Vers quatre heures, Las Cases, accompagné de Gourgaud, se rendit pour la troisième fois sur le Bellérophon. Chargé des fonctions de maréchal des logis, il devait faire préparer à bord de ce vaisseau l’installation de l’Empereur et de sa suite. Il apportait à Maitland la liste complète de tout ce monde, et aussi une lettre du Grand-Maréchal annonçant l’arrivée de l’Empereur à la première marée du lendemain. « L’Empereur, ajoutait Bertrand, se rendra avec plaisir en Amérique, si l’amiral vous envoie les sauf-conduits demandés pour les Etats-Unis ; mais, au défaut des sauf-conduits, il se rendra volontiers en Angleterre, comme simple particulier, pour y jouir de la protection des lois de votre pays. » Maitland fît aux parlementaires un accueil empressé. « J’avais fort à cœur, avoua-t-il plus tard, de terminer l’affaire que j’avais amenée si près de sa fin. » Après avoir lu la copie de la lettre au Prince-Régent, copie incluse dans la lettre de Bertrand, il donna l’ordre au commandant du Slaney de prendre Gourgaud à bord de cette corvette et d’appareiller le soir même.

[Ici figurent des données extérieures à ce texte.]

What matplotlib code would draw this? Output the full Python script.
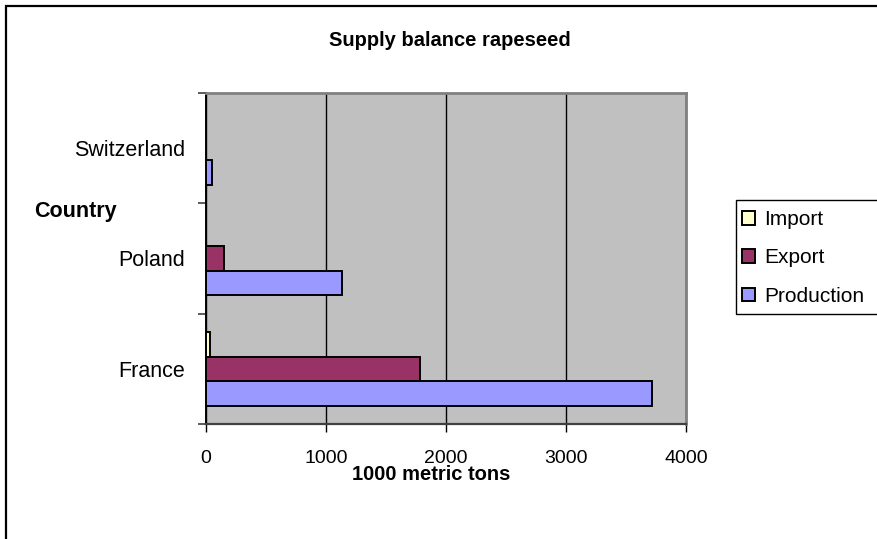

Confiant dans les bonnes paroles de Maitland, Gourgaud croyait aller directement à Londres. Le Slaney devait mouiller à Plymouth, puis dans la rade de Torbay, avec pavillon de quarantaine pour interdire toute approche.

  1. Muiron était le nom d’un aide de camp de Bonaparte tué à Arcole en le couvrant de son corps.